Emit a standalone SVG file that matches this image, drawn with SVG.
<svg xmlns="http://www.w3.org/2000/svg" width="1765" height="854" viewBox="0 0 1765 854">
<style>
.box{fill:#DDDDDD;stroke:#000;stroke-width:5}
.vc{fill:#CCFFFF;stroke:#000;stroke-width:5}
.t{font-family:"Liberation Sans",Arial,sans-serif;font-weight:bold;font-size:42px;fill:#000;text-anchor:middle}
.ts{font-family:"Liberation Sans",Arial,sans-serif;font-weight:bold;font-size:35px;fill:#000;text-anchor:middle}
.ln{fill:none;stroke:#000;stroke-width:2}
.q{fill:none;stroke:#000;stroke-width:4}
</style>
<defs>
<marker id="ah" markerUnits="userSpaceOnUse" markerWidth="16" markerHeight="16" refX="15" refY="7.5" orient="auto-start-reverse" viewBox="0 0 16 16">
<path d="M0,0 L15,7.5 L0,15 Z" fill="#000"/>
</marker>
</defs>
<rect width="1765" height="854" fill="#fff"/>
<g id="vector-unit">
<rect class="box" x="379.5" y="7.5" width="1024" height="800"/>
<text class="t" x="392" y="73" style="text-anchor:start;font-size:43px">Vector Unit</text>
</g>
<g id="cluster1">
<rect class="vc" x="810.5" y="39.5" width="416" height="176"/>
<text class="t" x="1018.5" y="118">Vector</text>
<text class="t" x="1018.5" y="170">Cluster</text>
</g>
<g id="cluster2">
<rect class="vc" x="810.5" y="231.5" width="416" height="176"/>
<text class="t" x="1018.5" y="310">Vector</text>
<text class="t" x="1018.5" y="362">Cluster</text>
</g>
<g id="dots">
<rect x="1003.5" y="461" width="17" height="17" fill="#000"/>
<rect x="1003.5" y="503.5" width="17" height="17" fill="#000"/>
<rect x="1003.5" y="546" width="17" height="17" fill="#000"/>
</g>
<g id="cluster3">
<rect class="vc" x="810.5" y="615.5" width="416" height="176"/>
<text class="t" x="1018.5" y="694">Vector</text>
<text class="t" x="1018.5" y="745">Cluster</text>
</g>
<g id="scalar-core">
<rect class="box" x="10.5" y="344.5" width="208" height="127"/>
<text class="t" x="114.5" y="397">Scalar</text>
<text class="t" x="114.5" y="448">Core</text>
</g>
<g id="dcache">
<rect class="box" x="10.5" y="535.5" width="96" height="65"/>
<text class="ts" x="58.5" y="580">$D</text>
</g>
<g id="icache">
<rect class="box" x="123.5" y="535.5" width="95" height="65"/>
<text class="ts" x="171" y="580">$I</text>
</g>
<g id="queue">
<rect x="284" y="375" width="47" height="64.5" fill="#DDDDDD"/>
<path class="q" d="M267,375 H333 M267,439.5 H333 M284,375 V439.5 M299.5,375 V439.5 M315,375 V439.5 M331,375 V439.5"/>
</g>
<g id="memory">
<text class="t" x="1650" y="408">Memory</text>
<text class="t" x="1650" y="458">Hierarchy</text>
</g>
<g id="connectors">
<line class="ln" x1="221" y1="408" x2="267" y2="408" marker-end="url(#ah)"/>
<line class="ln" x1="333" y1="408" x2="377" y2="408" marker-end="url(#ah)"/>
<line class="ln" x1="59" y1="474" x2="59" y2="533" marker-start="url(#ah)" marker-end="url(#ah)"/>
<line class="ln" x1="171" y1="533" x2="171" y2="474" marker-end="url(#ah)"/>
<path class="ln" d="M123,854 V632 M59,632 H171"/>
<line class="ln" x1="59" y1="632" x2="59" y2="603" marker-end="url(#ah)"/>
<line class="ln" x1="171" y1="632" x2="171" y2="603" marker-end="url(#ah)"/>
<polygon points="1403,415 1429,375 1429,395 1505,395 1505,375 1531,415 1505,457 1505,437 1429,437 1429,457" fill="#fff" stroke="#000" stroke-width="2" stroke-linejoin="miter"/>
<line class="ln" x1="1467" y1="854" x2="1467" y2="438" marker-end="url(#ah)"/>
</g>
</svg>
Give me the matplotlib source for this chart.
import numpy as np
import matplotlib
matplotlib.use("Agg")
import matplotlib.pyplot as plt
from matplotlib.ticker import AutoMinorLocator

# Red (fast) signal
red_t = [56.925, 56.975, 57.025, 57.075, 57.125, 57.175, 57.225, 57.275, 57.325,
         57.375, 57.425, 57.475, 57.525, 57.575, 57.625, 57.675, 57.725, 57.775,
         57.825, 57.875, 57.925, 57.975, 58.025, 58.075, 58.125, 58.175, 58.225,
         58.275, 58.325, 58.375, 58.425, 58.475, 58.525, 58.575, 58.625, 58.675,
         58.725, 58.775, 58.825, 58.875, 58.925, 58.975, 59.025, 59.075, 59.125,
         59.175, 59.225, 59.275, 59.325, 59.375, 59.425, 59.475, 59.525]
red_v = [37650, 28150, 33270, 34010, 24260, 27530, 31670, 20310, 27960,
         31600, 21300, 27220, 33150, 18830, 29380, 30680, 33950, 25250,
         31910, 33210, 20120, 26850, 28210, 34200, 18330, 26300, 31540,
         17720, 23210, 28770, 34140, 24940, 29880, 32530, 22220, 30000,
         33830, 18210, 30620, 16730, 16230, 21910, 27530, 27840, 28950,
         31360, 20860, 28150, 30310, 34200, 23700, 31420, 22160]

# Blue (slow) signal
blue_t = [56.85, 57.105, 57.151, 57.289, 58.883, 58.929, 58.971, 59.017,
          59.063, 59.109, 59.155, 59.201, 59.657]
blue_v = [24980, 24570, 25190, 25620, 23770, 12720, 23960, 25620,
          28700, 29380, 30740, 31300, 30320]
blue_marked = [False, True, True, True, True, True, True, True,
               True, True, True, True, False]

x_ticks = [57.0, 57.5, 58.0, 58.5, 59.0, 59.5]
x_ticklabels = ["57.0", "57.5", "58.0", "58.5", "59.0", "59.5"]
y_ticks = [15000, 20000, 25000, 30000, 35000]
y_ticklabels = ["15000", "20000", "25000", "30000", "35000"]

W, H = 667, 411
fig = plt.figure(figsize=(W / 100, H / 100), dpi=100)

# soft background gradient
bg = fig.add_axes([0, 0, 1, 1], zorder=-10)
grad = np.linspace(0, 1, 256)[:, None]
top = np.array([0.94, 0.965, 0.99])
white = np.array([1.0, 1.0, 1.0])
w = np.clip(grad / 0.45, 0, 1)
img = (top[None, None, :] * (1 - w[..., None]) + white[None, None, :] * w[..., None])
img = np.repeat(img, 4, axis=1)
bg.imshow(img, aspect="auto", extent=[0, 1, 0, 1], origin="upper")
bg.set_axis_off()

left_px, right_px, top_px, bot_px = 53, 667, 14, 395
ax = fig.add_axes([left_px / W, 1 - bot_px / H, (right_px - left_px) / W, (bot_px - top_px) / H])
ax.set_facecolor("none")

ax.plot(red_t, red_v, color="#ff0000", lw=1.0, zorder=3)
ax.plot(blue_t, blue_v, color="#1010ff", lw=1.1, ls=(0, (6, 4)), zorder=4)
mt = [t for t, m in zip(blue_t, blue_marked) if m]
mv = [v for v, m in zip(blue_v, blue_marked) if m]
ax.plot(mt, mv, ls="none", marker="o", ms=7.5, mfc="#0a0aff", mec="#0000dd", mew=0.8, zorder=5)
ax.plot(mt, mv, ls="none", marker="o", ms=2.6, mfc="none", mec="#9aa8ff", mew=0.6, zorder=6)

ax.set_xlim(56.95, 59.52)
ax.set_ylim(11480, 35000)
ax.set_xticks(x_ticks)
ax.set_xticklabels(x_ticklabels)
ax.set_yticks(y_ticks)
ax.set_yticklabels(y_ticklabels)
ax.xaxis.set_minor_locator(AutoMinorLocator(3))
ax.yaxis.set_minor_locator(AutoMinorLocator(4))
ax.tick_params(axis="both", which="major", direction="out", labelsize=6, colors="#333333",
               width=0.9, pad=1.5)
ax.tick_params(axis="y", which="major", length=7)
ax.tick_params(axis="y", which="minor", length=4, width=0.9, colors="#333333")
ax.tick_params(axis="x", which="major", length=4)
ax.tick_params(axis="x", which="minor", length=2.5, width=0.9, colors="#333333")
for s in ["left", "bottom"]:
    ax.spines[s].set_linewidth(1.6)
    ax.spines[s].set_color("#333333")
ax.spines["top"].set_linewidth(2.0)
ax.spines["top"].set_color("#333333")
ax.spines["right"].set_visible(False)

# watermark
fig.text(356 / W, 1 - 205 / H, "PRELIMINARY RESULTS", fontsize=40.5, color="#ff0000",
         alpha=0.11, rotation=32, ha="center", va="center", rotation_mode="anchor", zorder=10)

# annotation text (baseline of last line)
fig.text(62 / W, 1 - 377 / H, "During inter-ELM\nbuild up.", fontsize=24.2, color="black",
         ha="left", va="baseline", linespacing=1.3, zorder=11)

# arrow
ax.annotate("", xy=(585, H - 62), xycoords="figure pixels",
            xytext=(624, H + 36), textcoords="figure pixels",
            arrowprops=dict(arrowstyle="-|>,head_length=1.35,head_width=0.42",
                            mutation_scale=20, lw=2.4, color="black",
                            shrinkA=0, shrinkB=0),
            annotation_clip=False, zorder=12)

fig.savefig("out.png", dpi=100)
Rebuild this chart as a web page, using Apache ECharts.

• [WORK REQUIRED]: Take the line that contains "Give me the matplotlib source for this chart.", the line that contains "from matplotlib.ticker import", and all lines between, and give them again exactly; include no other line.

• [RESULT OF THE EXERCISE]:
Give me the matplotlib source for this chart.
import numpy as np
import matplotlib
matplotlib.use("Agg")
import matplotlib.pyplot as plt
from matplotlib.ticker import AutoMinorLocator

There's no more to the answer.